┌────────

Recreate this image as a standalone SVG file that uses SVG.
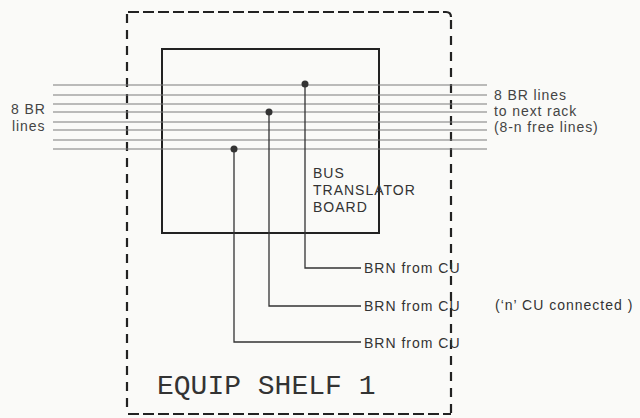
<svg xmlns="http://www.w3.org/2000/svg" width="640" height="418" viewBox="0 0 640 418">
<style>
.bus{stroke:#7a7a7a;stroke-width:1.2;fill:none}
.wire{stroke:#333;stroke-width:1.3;fill:none}
.box{stroke:#222;stroke-width:2;fill:none}
.dashh{stroke:#222;stroke-width:2.2;fill:none;stroke-dasharray:11 4}
.dashv{stroke:#222;stroke-width:2.2;fill:none;stroke-dasharray:9 7}
.t{font-family:"Liberation Sans",Arial,sans-serif;font-size:14px;fill:#444;letter-spacing:0.9px}
.tb{font-family:"Liberation Sans",Arial,sans-serif;font-size:14px;fill:#333;letter-spacing:1px}
.shelf{font-family:"Liberation Mono","Courier New",monospace;font-size:28px;fill:#333}
.dot{fill:#333}
</style>
<rect width="640" height="418" fill="#fafaf8"/>
<g id="shelf">
<path class="dashh" d="M128,12 H446 Q451,12 451,17"/>
<line class="dashv" x1="127" y1="14" x2="127" y2="413"/>
<line class="dashv" x1="451" y1="20" x2="451" y2="413"/>
<line class="dashh" x1="128" y1="414" x2="451" y2="414"/>
<text class="shelf" x="157" y="394">EQUIP SHELF 1</text>
</g>
<g id="board">
<rect class="box" x="162" y="49" width="217" height="184"/>
<text class="tb" x="313" y="178">BUS</text>
<text class="tb" x="313" y="195">TRANSLATOR</text>
<text class="tb" x="313" y="212">BOARD</text>
</g>
<g id="bus-lines">
<line class="bus" x1="53" y1="85" x2="487" y2="85"/>
<line class="bus" x1="53" y1="95" x2="487" y2="95"/>
<line class="bus" x1="53" y1="104" x2="487" y2="104"/>
<line class="bus" x1="53" y1="112" x2="487" y2="112"/>
<line class="bus" x1="53" y1="122" x2="487" y2="122"/>
<line class="bus" x1="53" y1="130" x2="487" y2="130"/>
<line class="bus" x1="53" y1="140" x2="487" y2="140"/>
<line class="bus" x1="53" y1="149" x2="487" y2="149"/>
<text class="t" x="11" y="114">8 BR</text>
<text class="t" x="12" y="131">lines</text>
<text class="t" x="494" y="100">8 BR lines</text>
<text class="t" x="494" y="116">to next rack</text>
<text class="t" x="494" y="132">(8-n free lines)</text>
</g>
<g id="connectors">
<path class="wire" d="M305,84 V268 H361"/>
<path class="wire" d="M269,112 V306 H361"/>
<path class="wire" d="M234,149 V342 H361"/>
<circle class="dot" cx="305" cy="84" r="3.5"/>
<circle class="dot" cx="269" cy="112" r="3.5"/>
<circle class="dot" cx="234" cy="149" r="3.5"/>
</g>
<g id="cu1"><text class="tb" x="364" y="273">BRN from CU</text></g>
<g id="cu2"><text class="tb" x="364" y="311">BRN from CU</text></g>
<g id="cu3"><text class="tb" x="364" y="348">BRN from CU</text></g>
<g id="note"><text class="tb" x="495" y="310">(‘n’ CU connected )</text></g>
</svg>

└────────

* **Task description**: Leave out the pictures and output the rest of the material exactly as written.

* **Exercise solution**:
Recreate this image as a standalone SVG file that uses SVG.
<svg xmlns="http://www.w3.org/2000/svg" width="640" height="418" viewBox="0 0 640 418">
<style>
.bus{stroke:#7a7a7a;stroke-width:1.2;fill:none}
.wire{stroke:#333;stroke-width:1.3;fill:none}
.box{stroke:#222;stroke-width:2;fill:none}
.dashh{stroke:#222;stroke-width:2.2;fill:none;stroke-dasharray:11 4}
.dashv{stroke:#222;stroke-width:2.2;fill:none;stroke-dasharray:9 7}
.t{font-family:"Liberation Sans",Arial,sans-serif;font-size:14px;fill:#444;letter-spacing:0.9px}
.tb{font-family:"Liberation Sans",Arial,sans-serif;font-size:14px;fill:#333;letter-spacing:1px}
.shelf{font-family:"Liberation Mono","Courier New",monospace;font-size:28px;fill:#333}
.dot{fill:#333}
</style>
<rect width="640" height="418" fill="#fafaf8"/>
<g id="shelf">
<path class="dashh" d="M128,12 H446 Q451,12 451,17"/>
<line class="dashv" x1="127" y1="14" x2="127" y2="413"/>
<line class="dashv" x1="451" y1="20" x2="451" y2="413"/>
<line class="dashh" x1="128" y1="414" x2="451" y2="414"/>
<text class="shelf" x="157" y="394">EQUIP SHELF 1</text>
</g>
<g id="board">
<rect class="box" x="162" y="49" width="217" height="184"/>
<text class="tb" x="313" y="178">BUS</text>
<text class="tb" x="313" y="195">TRANSLATOR</text>
<text class="tb" x="313" y="212">BOARD</text>
</g>
<g id="bus-lines">
<line class="bus" x1="53" y1="85" x2="487" y2="85"/>
<line class="bus" x1="53" y1="95" x2="487" y2="95"/>
<line class="bus" x1="53" y1="104" x2="487" y2="104"/>
<line class="bus" x1="53" y1="112" x2="487" y2="112"/>
<line class="bus" x1="53" y1="122" x2="487" y2="122"/>
<line class="bus" x1="53" y1="130" x2="487" y2="130"/>
<line class="bus" x1="53" y1="140" x2="487" y2="140"/>
<line class="bus" x1="53" y1="149" x2="487" y2="149"/>
<text class="t" x="11" y="114">8 BR</text>
<text class="t" x="12" y="131">lines</text>
<text class="t" x="494" y="100">8 BR lines</text>
<text class="t" x="494" y="116">to next rack</text>
<text class="t" x="494" y="132">(8-n free lines)</text>
</g>
<g id="connectors">
<path class="wire" d="M305,84 V268 H361"/>
<path class="wire" d="M269,112 V306 H361"/>
<path class="wire" d="M234,149 V342 H361"/>
<circle class="dot" cx="305" cy="84" r="3.5"/>
<circle class="dot" cx="269" cy="112" r="3.5"/>
<circle class="dot" cx="234" cy="149" r="3.5"/>
</g>
<g id="cu1"><text class="tb" x="364" y="273">BRN from CU</text></g>
<g id="cu2"><text class="tb" x="364" y="311">BRN from CU</text></g>
<g id="cu3"><text class="tb" x="364" y="348">BRN from CU</text></g>
<g id="note"><text class="tb" x="495" y="310">(‘n’ CU connected )</text></g>
</svg>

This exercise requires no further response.